Of course, I said to myself, if we hadn’t drunk so much, been so tired, it would never have happened. It was a combination of despair, drink and exhaustion which had made our bed for us that night, I thought. But I thought wrong.
She wanted me as much as I did her: we were equally dedicated to the idea. Now that there were no overtones, no emotion, no backlog of frustration and no future to the business, we could give ourselves to each other with the same uncluttered vehemence as we’d done on the first occasion we’d met. There was nothing perverse in it; it was purely self-seeking. We took to each other with the sharpest sort of appetite — that of perfect strangers.

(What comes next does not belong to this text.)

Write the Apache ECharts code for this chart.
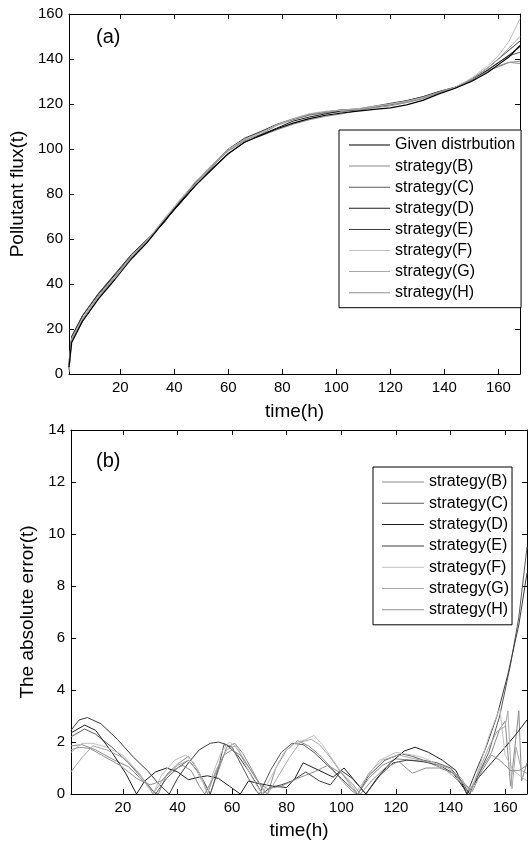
<!DOCTYPE html>
<html>
<head>
<meta charset="utf-8">
<script src="https://cdn.jsdelivr.net/npm/echarts@6/dist/echarts.min.js"></script>
<style>
html,body{margin:0;padding:0;background:#fff;}
#chart{width:528px;height:841px;}
</style>
</head>
<body>
<div id="chart"></div>
<script>
// ---------- DATA ----------
const hours = [1,2,6,12,18,24,30,36,42,48,54,60,66,72,78,84,90,96,102,108,114,120,126,132,138,144,150,156,160,164,168];
const fluxGiven = [3,14,23.5,33.5,42,51,58.5,67.5,76,84,91,98,103,106,109,111.5,113.5,115,116,116.8,117.6,118.3,119.6,121.6,124.5,127,130,134,137.5,141,146];
const fluxB = [5,16,24.8,34.5,43.2,51.8,58.8,67.3,77,85.2,92.3,99.5,104,106.5,110.5,113,115,116,116.5,117.4,118.6,119.6,120.8,122.7,125.3,127.4,130.3,134.8,136.5,138.5,139];
const fluxC = [2,15,24.5,35,44,52.8,59.5,67,76.5,85.5,92.8,99.8,104.5,107.5,110.8,113.2,115.2,116.4,117.2,117.6,118.8,120,121,122.9,125.1,127.3,130.6,135.2,138.5,141.5,143];
const fluxD = [4,16.5,25.8,35.8,44,52,59,67.7,75.6,84,91.5,97.8,103,106.3,109.3,112.4,114.2,115.6,117,117.3,118.8,119.8,121.4,123.2,125.4,127.2,130.4,135,138.3,141.8,145.5];
const fluxE = [3,16.8,26,36,44.5,53,60,67,76.4,85.6,93,100,104.8,107.8,111,113.4,115.5,116.5,117.4,117.8,119,120.3,121.5,123.2,125.6,127.5,131,136,140,144,148];
const fluxF = [1,15.8,24.8,34.7,43.6,52,59.5,68.5,77.4,85.8,92.8,99.9,104.3,107.3,110.6,113.5,115.7,116.8,117.2,117.5,118.8,120,121.2,122.9,125.1,127.4,131.5,137,141.5,148,158];
const fluxG = [2,15.5,24.6,34.5,43.3,51.8,59.3,68.7,77,84.9,93,99.5,103.8,107.2,110.8,113.3,115.4,116.5,117.3,117.9,119,119.9,121,122.6,125.3,127.4,131,136,140,145,150];
const fluxH = [6,14.8,23.2,33.9,43,51.5,59,67.9,76.6,85,92.2,99.1,103.6,105.8,108.5,111,113,114.5,115.6,117.2,118.3,119.2,120.6,122.3,125,127,130.5,134.5,137,138.5,138];

const errB = [[1,1.85],[5,1.9],[10,1.7],[16,1.35],[22,1.05],[27,0.55],[31,0.1],[33,0],[36,0.75],[40,1.15],[44,1.45],[47,1.0],[50,0.4],[52,0],[55,0.9],[58,1.8],[61,1.95],[64,1.55],[68,0.8],[71,0.2],[73,0],[76,1.0],[80,1.7],[84,2.05],[88,1.85],[92,1.5],[96,1.05],[100,0.55],[104,0.1],[106,0],[110,0.6],[115,1.1],[120,1.35],[126,1.3],[132,1.2],[138,0.95],[143,0.5],[147,0],[151,0.9],[155,1.6],[158,2.5],[160,2.8],[162,0.3],[165,3.2],[166,0.5],[168,1.2]];
const errC = [[1,2.2],[6,2.5],[10,2.3],[16,1.8],[22,1.2],[28,0.5],[32,0],[36,0.6],[40,1.0],[44,1.3],[48,0.8],[51,0.2],[52,0],[55,1.0],[57,1.9],[60,1.8],[63,1.2],[66,0.6],[69,0.1],[70,0],[74,0.9],[78,1.6],[82,1.95],[86,1.9],[90,1.6],[95,1.1],[100,0.6],[104,0.2],[106,0],[110,0.7],[116,1.3],[122,1.55],[126,1.45],[130,1.3],[135,1.2],[140,1.0],[144,0.5],[147,0],[150,0.7],[154,1.6],[158,3.0],[162,5.0],[165,6.8],[168,9.5]];
const errD = [[1,2.35],[6,2.65],[10,2.45],[16,1.6],[21,0.8],[25,0],[28,0.5],[32,0.85],[36,1.0],[40,0.85],[44,0.55],[48,0.65],[51,0.7],[55,0.6],[59,0.3],[63,0],[66,0.5],[70,0.4],[75,0.3],[80,0.25],[83,0.6],[86,1.2],[90,1.0],[94,0.8],[97,0.65],[101,1.0],[105,0.5],[109,0],[113,0.6],[118,1.2],[123,1.65],[127,1.8],[132,1.6],[137,1.3],[142,0.9],[146,0],[150,0.6],[155,1.2],[160,1.8],[164,2.3],[168,2.85]];
const errE = [[1,2.45],[4,2.85],[7,2.94],[12,2.7],[18,2.1],[24,1.4],[29,0.9],[33,0.4],[37,0],[40,0.6],[44,1.2],[48,1.7],[52,1.95],[55,2.0],[58,1.9],[62,1.5],[66,0.9],[70,0.2],[71,0],[74,0.25],[78,0.35],[82,0.5],[87,0.85],[92,0.5],[96,0.35],[100,0.9],[104,0.6],[109,0],[114,0.7],[119,1.2],[124,1.3],[130,1.25],[136,1.1],[141,0.8],[145,0.2],[146,0],[149,0.8],[153,1.8],[157,3.0],[161,4.6],[165,6.5],[168,8.5]];
const errF = [[1,1.6],[5,1.95],[9,1.95],[14,1.8],[20,1.5],[25,0.9],[29,0.3],[31,0],[34,0.7],[39,1.3],[43,1.5],[46,1.2],[49,0.6],[51,0],[53,0.8],[56,1.6],[59,2.0],[62,1.8],[65,1.1],[68,0.5],[71,0],[75,0.8],[79,1.6],[83,1.95],[87,2.1],[90,2.25],[93,1.9],[97,1.3],[101,0.7],[104,0.2],[105,0],[109,0.6],[114,1.3],[120,1.6],[126,1.5],[130,1.4],[136,1.1],[141,0.7],[146,0.3],[148,0.2],[151,1.2],[154,2.2],[158,3.3],[160,1.5],[163,0.9],[168,0.5]];
const errG = [[1,0.85],[5,1.4],[9,1.85],[14,1.7],[20,1.4],[26,0.8],[30,0.2],[31,0],[35,0.6],[40,1.1],[44,1.3],[47,0.9],[50,0.3],[51,0],[54,0.9],[58,1.7],[61,1.85],[64,1.4],[68,0.7],[72,0.1],[73,0],[77,0.7],[81,1.4],[85,2.0],[89,2.1],[92,1.9],[96,1.4],[100,0.8],[104,0.3],[106,0],[110,0.8],[115,1.3],[121,1.5],[127,1.35],[133,1.2],[139,1.0],[144,0.6],[147,0.1],[150,0.8],[154,1.8],[157,2.4],[160,2.6],[161,3.2],[162.5,0.2],[164,1.8],[166,0.9],[168,0.8]];
const errH = [[1,1.7],[4,1.8],[8,1.75],[13,1.45],[19,1.1],[25,0.6],[30,0.35],[34,0.5],[38,0.9],[42,1.1],[45,0.9],[48,0.3],[50,0],[54,0.8],[57,1.5],[60,1.7],[63,1.5],[67,0.9],[70,0.4],[73,0.2],[78,0.3],[84,0.6],[90,0.85],[95,1.1],[100,0.8],[104,0.4],[107,0],[111,0.5],[116,1.0],[121,1.25],[126,0.8],[131,1.0],[136,1.0],[141,0.8],[145,0.4],[148,0.1],[151,0.8],[155,1.5],[158,1.3],[162,0.9],[165,0.9],[168,1.1]];

const xTicks = [20,40,60,80,100,120,140,160];
const topNames = ['Given distrbution','strategy(B)','strategy(C)','strategy(D)','strategy(E)','strategy(F)','strategy(G)','strategy(H)'];
const bottomNames = ['strategy(B)','strategy(C)','strategy(D)','strategy(E)','strategy(F)','strategy(G)','strategy(H)'];

// ---------- STYLE ----------
const FONT = "'Liberation Sans', Arial, sans-serif";
const colors = {
  'Given distrbution':'#000000',
  'strategy(B)':'#8a8a8a',
  'strategy(C)':'#5a5a5a',
  'strategy(D)':'#1e1e1e',
  'strategy(E)':'#3c3c3c',
  'strategy(F)':'#c0c0c0',
  'strategy(G)':'#a8a8a8',
  'strategy(H)':'#8f8f8f'
};

const chart = echarts.init(document.getElementById('chart'), null, {renderer:'canvas'});

function xAxis(grid, pos, showLabel, name, gap) {
  return {
    type:'value', gridIndex:grid, position:pos, min:1, max:168,
    name: name || '', nameLocation:'middle', nameGap: gap || 0,
    nameTextStyle:{fontSize:19, color:'#000', fontFamily:FONT},
    axisLine:{show:true, onZero:false, lineStyle:{color:'#000', width:1}},
    axisTick:{show:true, inside:true, length:5, customValues:xTicks, lineStyle:{color:'#000'}},
    axisLabel:{show:showLabel, customValues:xTicks, fontSize:15, color:'#000', margin:6, fontFamily:FONT},
    splitLine:{show:false}
  };
}
function yAxis(grid, pos, showLabel, max, interval, name, gap) {
  return {
    type:'value', gridIndex:grid, position:pos, min:0, max:max, interval:interval,
    name: name || '', nameLocation:'middle', nameGap: gap || 0,
    nameTextStyle:{fontSize:19, color:'#000', fontFamily:FONT},
    axisLine:{show:true, onZero:false, lineStyle:{color:'#000', width:1}},
    axisTick:{show:true, inside:true, length:5, lineStyle:{color:'#000'}},
    axisLabel:{show:showLabel, fontSize:15, color:'#000', margin:6, fontFamily:FONT},
    splitLine:{show:false}
  };
}

const topData = [fluxGiven, fluxB, fluxC, fluxD, fluxE, fluxF, fluxG, fluxH];
const bottomData = [errB, errC, errD, errE, errF, errG, errH];

const series = [];
topNames.forEach((n, i) => {
  series.push({
    name:n, type:'line', xAxisIndex:0, yAxisIndex:0,
    data: hours.map((h, k) => [h, topData[i][k]]),
    symbol:'none', showSymbol:false, animation:false,
    color: colors[n],
    lineStyle:{width: i === 0 ? 1.2 : 1, color: colors[n]},
    z: i === 0 ? 3 : 2
  });
});
bottomNames.forEach((n, i) => {
  series.push({
    name:n, type:'line', xAxisIndex:2, yAxisIndex:2,
    data: bottomData[i],
    symbol:'none', showSymbol:false, animation:false,
    color: colors[n],
    lineStyle:{width:1, color: colors[n]}
  });
});

function legendCfg(names, left, top, pad, gap, iw) {
  return {
    data: names, orient:'vertical', left:left, top:top,
    backgroundColor:'#fff', borderColor:'#000', borderWidth:1,
    padding: pad, itemGap: gap, itemWidth: iw, itemHeight: 1,
    icon:'rect', selectedMode:false,
    textStyle:{fontSize:16, color:'#000', fontFamily:FONT, lineHeight:16}
  };
}

const option = {
  backgroundColor:'#fff',
  animation:false,
  grid:[
    {left:69, top:14, width:451, height:360, containLabel:false},
    {left:71, top:430, width:456, height:364, containLabel:false}
  ],
  xAxis:[
    xAxis(0, 'bottom', true, 'time(h)', 28),
    xAxis(0, 'top', false),
    xAxis(1, 'bottom', true, 'time(h)', 27),
    xAxis(1, 'top', false)
  ],
  yAxis:[
    yAxis(0, 'left', true, 160, 20, 'Pollutant flux(t)', 39),
    yAxis(0, 'right', false, 160, 20),
    yAxis(1, 'left', true, 14, 2, 'The absolute error(t)', 27),
    yAxis(1, 'right', false, 14, 2)
  ],
  legend:[
    legendCfg(topNames, 339, 130, [7,6,7,10], 5.1, 41),
    legendCfg(bottomNames, 373, 467, [7,3,7,9], 5.3, 42)
  ],
  graphic:[
    {type:'text', left:96, top:27, style:{text:'(a)', fontSize:20, fill:'#000', font:"20px 'Liberation Sans', Arial, sans-serif"}},
    {type:'text', left:96, top:451, style:{text:'(b)', fontSize:20, fill:'#000', font:"20px 'Liberation Sans', Arial, sans-serif"}}
  ],
  series: series
};
chart.setOption(option);
</script>
</body>
</html>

No sixth sense warned us that the future might be sour, the next morning or a month hence. We didn’t have that sort of future and we knew it. No debts would have to be paid, nothing lay in wait for us; no days over the smelly summer river, arguments over coffee at the Semiramis, or lies with dinner at the Estoril; no plots, misunderstandings; no tears or departure; no Usher and no Henry — no one to manipulate the slight events we might try and shape our lives with. There was no more of that life to shape. The professional, the personal, exploitation was at an end.
I had arrived in a country years before where nothing was as it seemed, a territory defended everywhere against trust, and I had come now to a broken barrier at the end of a smashed and empty landscape, a deserted customs post — to a point where no one stopped or chased you; where you simply stepped over the border and walked away.
She must have gone very early. I had woken once in the night and seen her leave the room, the long naked back and widely-spaced legs moving in clear silhouette towards the shaft of light in the corridor, sharply isolating the narrow rectangle between her thighs.
And then I had woken a second time, abruptly with a headache in the darkness, the place beside me empty, and I had stayed where I was, waiting for her to come back as before, eager for her again. But I knew within moments that this time she had really left.
I moved fretfully around the apartment, wondering what she had taken with her, looking for some evidence that would tell me she had gone, and where, perhaps, and why. But there was nothing; a few of her clothes in the wardrobe, a sleeveless white dress I’d remembered her in, some soiled cosmetics on the dressing table, a small pile of underwear on the bathroom floor.
Not London, she had said. And not Israel. She was simply getting out of it all. But where? I almost began to miss her — that infection of sex, as if she and I had, after all, a future. There was a surge of bitterness, a moment’s fierce resentment that I had lost her once more and would now have to start the search for her all over again.